In a letter to employees and a corresponding filing with the Securities and Exchange Commission (SEC), Salesforce CEO Marc Benioff referenced the “challenging” environment in which it’s operating, pointing to the “more measured approach” its customers are making with their purchasing decisions.
Similar to other companies hit by significant layoffs over the past year, Benioff added that Salesforce had hired too many people through the pandemic during the boom times. For context, the company claimed 79,000 employees last February, a 30% increase on 2020.
“I’ve been thinking a lot about how we came to this moment,” Benioff wrote. “As our revenue accelerated through the pandemic, we hired too many people leading into this economic downturn we’re now facing, and I take responsibility for that.”
Benioff said that those impacted in the U.S. will receive a “minimum” of almost five months worth of pay, as well as health insurance and “other benefits to help with their transition.” Outside the U.S., Benioff said workers can expect a “similar level of support.”
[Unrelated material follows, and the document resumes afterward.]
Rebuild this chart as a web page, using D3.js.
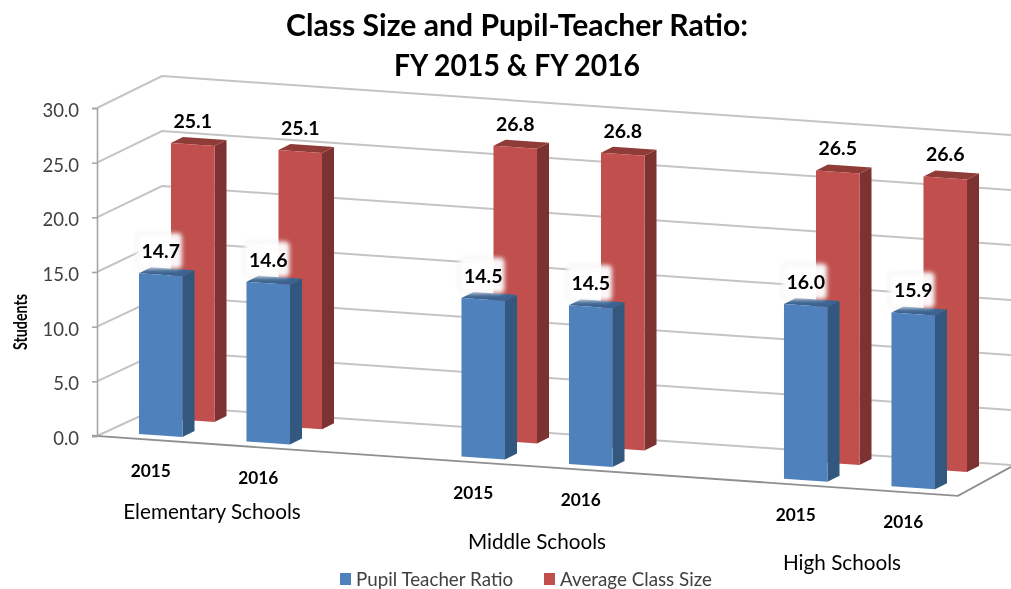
<!DOCTYPE html>
<html>
<head>
<meta charset="utf-8">
<script src="https://cdn.jsdelivr.net/npm/d3@7"></script>
<style>
  html, body { margin: 0; padding: 0; background: #fff; overflow: hidden; }
  text { font-family: Lato, "Open Sans", sans-serif; }
</style>
</head>
<body>
<svg class="chart" width="1011" height="589"></svg>
<script>
const groups = ['Elementary Schools', 'Middle Schools', 'High Schools']
const years = ['2015', '2016']
const pupilTeacherRatio = [14.7, 14.6, 14.5, 14.5, 16.0, 15.9]
const averageClassSize = [25.1, 25.1, 26.8, 26.8, 26.5, 26.6]
const yTicks = [0, 5, 10, 15, 20, 25, 30]
const titleLines = ['Class Size and Pupil-Teacher Ratio:', 'FY 2015 & FY 2016']

// 3 groups of 2 bars with an empty slot between them, same as the sheet
const slots = []
groups.forEach((g, i) => {
  years.forEach(y => slots.push({ group: i, year: y, key: g + y }))
  if (i < groups.length - 1) slots.push({ key: 'gap' + i })
})
const cats = slots.filter(s => s.year)

const svg = d3.select('.chart')
const slope = 0.0695
const corner = { x: 97, y: 436 }
const wall = { x: 162, right: 1011 }
const sideW = 12, sideH = 6, topDrop = 3

const x = d3.scaleBand().domain(slots.map(s => s.key)).range([107, 967]).paddingInner(0.595).paddingOuter(0.2975)
const y = d3.scaleLinear().domain([0, 30]).range([corner.y, 108])
const yBack = d3.scaleLinear().domain([0, 30]).range([406, 76])

const series = [
  { name: 'Average Class Size', values: averageClassSize, dx: 32, base: 419, slope: 0.0665, scale: yBack, front: '#c0504d', side: '#7d3230', top: '#8f3b39' },
  { name: 'Pupil Teacher Ratio', values: pupilTeacherRatio, dx: 0, base: 434, slope: 0.0695, scale: y, front: '#4f81bd', side: '#31587f', top: '#3a6491' }
]

const barBottom = (s, c) => s.base + s.slope * (x(c.key) - x(cats[0].key))
const barTop = (s, c, i) => barBottom(s, c) - (s.scale(0) - s.scale(s.values[i]))

const defs = svg.append('defs')
defs.append('filter').attr('id', 'soft').append('feGaussianBlur').attr('stdDeviation', 0.45)
defs.append('filter').attr('id', 'softText').append('feGaussianBlur').attr('stdDeviation', 0.3)
const glow = defs.append('filter').attr('id', 'glow').attr('x', '-30%').attr('y', '-30%').attr('width', '160%').attr('height', '160%')
glow.append('feGaussianBlur').attr('stdDeviation', 2)

// walls
const grid = svg.append('g').attr('filter', 'url(#soft)')
grid.selectAll('path').data(yTicks).join('path')
  .attr('fill', 'none')
  .attr('stroke', '#c4c4c4')
  .attr('stroke-width', 2)
  .attr('d', v => d3.line()([
    [corner.x, y(v)],
    [wall.x, yBack(v)],
    [wall.right, yBack(v) + slope * (wall.right - wall.x)]
  ]))

// floor
const floorX = 958
const floorY = corner.y + slope * (floorX - corner.x)
grid.append('path')
  .attr('fill', 'none')
  .attr('stroke', '#8f8f8f')
  .attr('stroke-width', 1.8)
  .attr('d', d3.line()([[corner.x - 5, corner.y - 0.3], [floorX, floorY], [wall.right, floorY - 29]]))

// axis
const yAxis = svg.append('g')
  .attr('transform', 'translate(' + corner.x + ',0)')
  .call(d3.axisLeft(y).tickValues(yTicks).tickFormat(d3.format('.1f')).tickSize(5).tickPadding(13))
yAxis.selectAll('.domain,line').attr('stroke', '#a6a6a6').attr('stroke-width', 1.6)
yAxis.selectAll('text')
  .attr('fill', '#404040').attr('dy', '0.46em').attr('filter', 'url(#softText)')
  .style('font-size', '18.5px').style('font-family', 'Lato')

// bars, back row first
const bars = svg.append('g').attr('filter', 'url(#soft)')
series.forEach(s => {
  const g = bars.append('g')
  cats.forEach((c, i) => {
    const xl = x(c.key) + s.dx
    const xr = xl + x.bandwidth()
    const yb = barBottom(s, c)
    const yt = barTop(s, c, i)
    const line = d3.line()
    g.append('path').attr('fill', s.side)
      .attr('d', line([[xr, yt + topDrop], [xr + sideW, yt + topDrop - sideH], [xr + sideW, yb + topDrop - sideH], [xr, yb + topDrop]]) + 'Z')
    g.append('path').attr('fill', s.top)
      .attr('d', line([[xl, yt], [xl + sideW, yt - sideH], [xr + sideW, yt + topDrop - sideH], [xr, yt + topDrop]]) + 'Z')
    g.append('path').attr('fill', s.front)
      .attr('d', line([[xl, yt], [xr, yt + topDrop], [xr, yb + topDrop], [xl, yb]]) + 'Z')
  })
})

// value labels
const labels = svg.append('g')
series.forEach(s => {
  cats.forEach((c, i) => {
    const cx = x(c.key) + s.dx + x.bandwidth() / 2
    const yt = barTop(s, c, i)
    if (s.dx === 0) {
      labels.append('rect')
        .attr('x', cx - 24).attr('y', yt - 40).attr('width', 45).attr('height', 35).attr('rx', 4)
        .attr('fill', '#fff').attr('fill-opacity', 0.95)
        .attr('stroke', '#d8d8d8').attr('stroke-width', 0.8)
        .attr('filter', 'url(#glow)')
    }
    labels.append('text')
      .attr('x', cx).attr('y', yt - 15)
      .attr('text-anchor', 'middle')
      .attr('fill', '#000')
      .attr('filter', 'url(#softText)')
      .style('font-size', '19.5px').style('font-weight', 700)
      .text(d3.format('.1f')(s.values[i]))
  })
})

// category labels
svg.append('g').attr('filter', 'url(#softText)').selectAll('text').data(cats).join('text')
  .attr('x', d => x(d.key) + x.bandwidth() / 2 - 10)
  .attr('y', d => 477 + 0.0675 * (x(d.key) + x.bandwidth() / 2 - 10 - 151))
  .attr('text-anchor', 'middle')
  .attr('fill', '#000')
  .style('font-size', '17.3px').style('font-weight', 700)
  .text(d => d.year)

// hand placed in the original, not evenly along the floor
const groupLabelX = [212, 537, 842]
const groupLabelY = [519, 549, 570]
svg.append('g').attr('filter', 'url(#softText)').selectAll('text').data(groups).join('text')
  .attr('x', (d, i) => groupLabelX[i])
  .attr('y', (d, i) => groupLabelY[i])
  .attr('text-anchor', 'middle')
  .attr('fill', '#000')
  .style('font-size', '20.7px')
  .text(d => d)

// title, the original font is narrower so fix the widths
const titleWidths = [462, 246]
svg.append('g').attr('filter', 'url(#softText)').selectAll('text').data(titleLines).join('text')
  .attr('x', 517)
  .attr('y', (d, i) => 36 + i * 40)
  .attr('text-anchor', 'middle')
  .attr('textLength', (d, i) => titleWidths[i])
  .attr('lengthAdjust', 'spacingAndGlyphs')
  .attr('fill', '#000')
  .style('font-size', '30px').style('font-weight', 700)
  .text(d => d)

// axis title
svg.append('text')
  .attr('transform', 'translate(27,322) rotate(-90)')
  .attr('text-anchor', 'middle')
  .attr('textLength', 56)
  .attr('lengthAdjust', 'spacingAndGlyphs')
  .attr('fill', '#000')
  .attr('filter', 'url(#softText)')
  .style('font-size', '18px').style('font-weight', 700)
  .text('Students')

// legend
const legendItems = [
  { name: series[1].name, color: series[1].front, x: 340 },
  { name: series[0].name, color: series[0].front, x: 544 }
]
const legend = svg.append('g').selectAll('g').data(legendItems).join('g')
  .attr('transform', d => 'translate(' + d.x + ',573)')
legend.append('rect').attr('width', 11).attr('height', 12).attr('fill', d => d.color)
legend.append('text').attr('x', 16).attr('y', 13)
  .attr('fill', '#404040')
  .attr('filter', 'url(#softText)')
  .style('font-size', '18.8px')
  .text(d => d.name)
</script>
</body>
</html>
The news follows just a few months after activist investor Starboard Value acquired a stake in the enterprise software company, with our analysis at the time concluding that Starboard was seeking cost-cutting measures as part of its investment. Certainly, Salesforce revealed an initial round of layoffs in early November affecting “hundreds” of workers, with co-CEO and co-chair Bret Taylor announcing shortly after that he would be stepping down.
With just four days into the new year, there is little sign of the economic headwinds easing, and today’s news follows a slew of major layoffs last year including Facebook parent Meta which laid off 13% of its workforce and Stripe which cut 14%. Already reports abound that Tesla is gearing up for a fresh wave of redundancies in Q1 2023, while Amazon this week secured an $8 billion loan as part of its broader measures to counter the “uncertain macroeconomic environment.”
As with just about every other tech company, Salesforce has been facing significant headwinds too. After hitting an all-time valuation peak of more than $300 billion in late 2021, Salesforce’s market cap has experienced something of a “correction” in the intervening months, now sitting at around $134 billion — roughly where it was at three years ago. The company also refused to provide a revenue forecast for 2023 at its most recent earnings report last year.
Salesforce said that the restructuring effort will cost it between $1.4 billion and $2.1 billion, which it expects to incur in Q4 of fiscal 2023.